Она, конечно,
Но почему-то она не сомневалась, что он не станет это проверять. Возможно, он даже и не знал, что подобная информация сохраняется в протоколах принтера. Во всяком случае, ей показалось, что мыслями он был в совершенно другом месте: где-то в Америке, наверное, в своем пропагандистском проекте.
Так или иначе, теперь она несла с собой два маленьких целлофановых пакетика, спрятанных во внутреннем кармане ее платья.
И чувство того, что по ней это всем видно, не покидало ее.
Она поехала на велосипеде домой. Ее родители уже сидели перед телевизором, смотрели репортажи с фронта. Как обычно, показывали только достижения: вермахт собирается занять Севастополь, немецко-итальянские соединения в Северной Африке достигли Эль-Аламейна, а немецкие подводные лодки потопили 144 корабля вышедшего из Рейкьявика конвоя союзников.
– Ну что, – приветливо сказал отец, – допоздна на работе? Снова спасали рейх?
Хелена только пожала плечами.
– Разве не все это делают?
Отец засмеялся не отрывая взгляд от экрана.
– Это верно. Каждый по-своему.
У Хелены не было ни малейшего желания смотреть новости. Это были всего лишь изображения атакующих самолетов, катящихся танков и поверженно шагающих военнопленных, плюс торжествующий голос, который комментировал все с пафосом и чудовищно часто употреблял слово «героический». Она направилась в кухню. Йоханна кое-что оставила ей на ужин и теперь разогревала еду.
– Курица? – удивилась Хелена, – в доме Боденкампов редко бывало мясо.
Не потому, что из-за возросших цен они не могли себе его позволить, а из солидарности с народом, который действительно не мог. Тем более довольно полезно сократить потребление мяса, как заявил отец.
– Подарок благодарного пациента, – пояснила Йоханна. – Весьма крупное животное, хватит еще на одно блюдо.
Хелена подумала о Леттке, который не был благодарен ей за то, что она решила его проблему. Сожалеть о краже совсем неуместно, решила она для себя, и будет считать презервативы неумышленным подарком, точка.
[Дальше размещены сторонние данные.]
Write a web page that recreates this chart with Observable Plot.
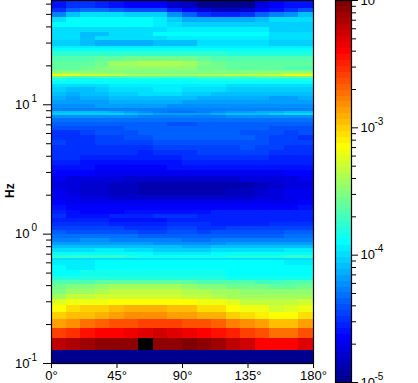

После ужина она удалилась в свою комнату, легла на кровать и рассмотрела оба презерватива со странной смесью восхищения, робости, страха и беспокойства. В сущности, поняла она наконец, все сводилось только к одному вопросу, а именно: должна ли она
Она этого хотела, однозначно. Она жаждала этого. Если не сейчас, то когда? В любом случае она не придавала значения своей девственности; а скорее, она представлялась ей подтверждением ее непривлекательности.
И, несмотря ни на что, она колебалась – почему?
Она спрятала в руках два целлофановых пакетика, откинувшись назад, представляла, как это будет происходить. Как Артур будет исследовать ее тело, чтобы наконец…
Внезапно она поняла, что заставляло ее колебаться. И что она должна сделать.
На следующий день в пять часов пополудни Адамек снова собрал круг приближенных. Ойген Леттке постарался сесть рядом с Добришовским, у которого, как обычно, при себе был толстый ежедневник: вдруг, подумал Леттке, там обнаружится хоть какой-то намек на любовницу?
Трудно сказать. Добришовский был одним из тех, кто все без исключения фиксирует в письменном виде; без сомнения, он бы оставил упоминание о любовном свидании в зашифрованной форме. До сих пор, однако, эта объемная вещица в кожаном переплете лежала перед ним закрытой.
Адамек достал из холодильника бутылку шампанского, попросил Руди Энгельбрехта откупорить ее и принести всем бокалы, а после произнес тост:
– За коллегу Леттке и его славную идею!
– Что произошло? – поинтересовался Кирст.
– Прошлой ночью в Мюнхене гестапо приняло меры по наводке из нашего ведомства, – рассказал Адамек. – В доме семьи Шморель были арестованы студенты Софи и Ганс Шолль, Александр Шморель, Кристоф Пробст и Вилли Граф, которые как раз собирались напечатать еще одну листовку с использованием механического множительного устройства. Также было изъято несколько сотен конвертов и соответствующее количество почтовых марок. По-видимому, эта группа уже давно работает в альянсе и культивирует антигосударственные идеи. Причем они, по всей видимости, придумали название «Белая роза» для этой кампании с листовками. – Он снова поднял бокал. – Рейхсфюрер Гейдрих, цитирую его электронное письмо ко мне, «чрезвычайно доволен».
– Получилось очень быстро, – сказал Добришовский и открыл свой ежедневник, листая туда-сюда между прошлой неделей и текущей. – В субботу они бросили письма, а уже в среду сидят за решеткой. Пять дней. Ничего не скажешь.
– Ваше здоровье! – сказал Леттке и тоже поднял бокал, наклонившись при этом вперед, чтобы бросить взгляд на календарь.